Television Historian, and laugh track expert, Ben Glenn II, once said that he feels that shows, particularly the more fanciful ones like Mister Ed and Bewitched, would be nowhere nears as fun as they are if they didn't have a laugh track, and I happen to agree with his sentiments... even with M*A*S*H, which I know the producers didn't want to be treated as "just another sitcom" falls into that category; even though it's one of the smartest, and well-written series of all time, the show just feels awkward without the sounds of laughter. Cartoons have it the worst, in a number of cases, a lot of classic animated series of yesteryears have suffered from having their laughter eliminated altogether, whether for home video/DVD releases, or in some syndicated reruns, even though it's not always the case. For example, currently, the syndication package of classic Pink Panther shorts is really mismatched, and in a number of cases, you can see shorts that still retain their original laugh track, and shorts that have had them removed, in the same half hour. (Presently, YouTuber daffylatke has been collecting Pink Panther shorts that have their original laugh tracks, as well as replacing laughter onto silent shorts as well: http://www.youtube.com/daffylatke).
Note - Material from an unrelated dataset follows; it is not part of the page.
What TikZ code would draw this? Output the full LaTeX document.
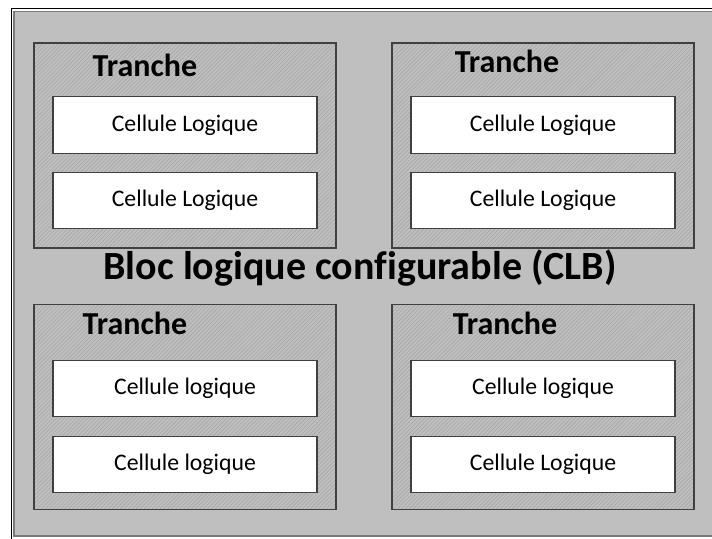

I personally appreciate the laugh track for what it really is, I feel that, when done properly, a laugh track really can make for a good program, especially where puppets are concerned. Case in point: when Sid & Marty Krofft began production of H.R. Pufnstuf in 1969, they hired veteran producer Si Rose to help them, as they struggled to get through production. At one point, Rose suggested to the Krofft brothers that the show could use a laugh track, which they weren't entirely sure about, considering this was a Saturday Morning show, as opposed to a primetime sitcom, but Rose was persistent, feeling that a funny show with no laugh track was a handicap, and eventually, the Kroffts agreed; later both Sid and Marty expressed their thoughts, feeling that the laugh track worked for them because, in some cases, people don't really know how to react to puppets and foam-rubber costumed characters. Even Muppet Master Jim Henson later revealed that he tried out a couple of Muppet specials with no laughter, but after all was said and done, added a laugh track to both of them (for personal viewing), and felt that they did actually work better with laughter.

As many of you know by now, I too use laugh tracks on a number of my projects, and thanks to digital technology, I was able to record a number of classic Charley Douglass reactions to further emphasize the "classic" nature of my work; so far, I have received nothing but compliments and praise for utilizing laugh tracks on my work, and I have no plans of not using them in the future (unless I were to try my hand at something more serious, in which case, I would probably at least tone way back, and only use it when absolutely necessary).